You may think that’s ancient history, and that kind of nonsense wouldn’t happen today.  It does happen today. In the 1990’s the APA decided that Bipolar Disorder didn’t just affect adults, that children could have it too.  As a result, diagnoses of kids with this disorder rose 4,000% in the nine years up until 2003, and probably much more after that.  They were put on heavy antipsychotics, drugs that can significantly shorten the lifespan of an adult, let alone a child.

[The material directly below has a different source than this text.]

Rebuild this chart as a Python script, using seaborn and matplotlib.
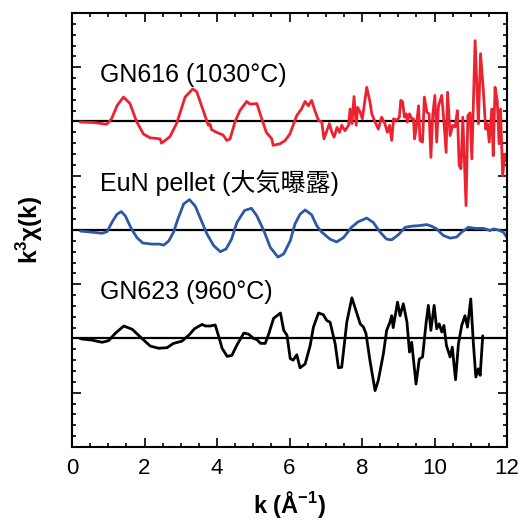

The drugs were ineffective to boot.  And then in 2013 the APA voted that they’d made a mistake and renamed Childhood Bipolar as Disruptive Mood Dysregulation Disorder, for which there is no medication.  But in the meantime an awful lot of kids were given terrible drugs for their ‘bipolar disorder’ that shortened their lives and did nothing to help — all based on the votes of these psychiatrists.

 

Attention Deficit Disorder is another diagnosis that has been highly politicized.  Originally called “Minimal Brain Damage” and seen as very rare and disappearing by the age of 12, by 2011 some 11% of the children in the USA were being diagnosed.  Diagnosis rates are continuing to rise rapidly and the disorder is making significant inroads among adults too.  Among the 18 criteria used in diagnosing, the word “often” is used 17 times, leaving plenty of room for enthusiastic doctors to over diagnose their patients.  Does “often” mean once a day, once a week or ten times a day?  You (or your doctor) get to choose.

 

So if you’ve been told you have Depression, or Generalized Anxiety Disorder, or ADHD, or any of the other hundreds of potential diagnoses, take it with a grain of salt.  The experts who have diagnosed you are probably just whistling in the dark.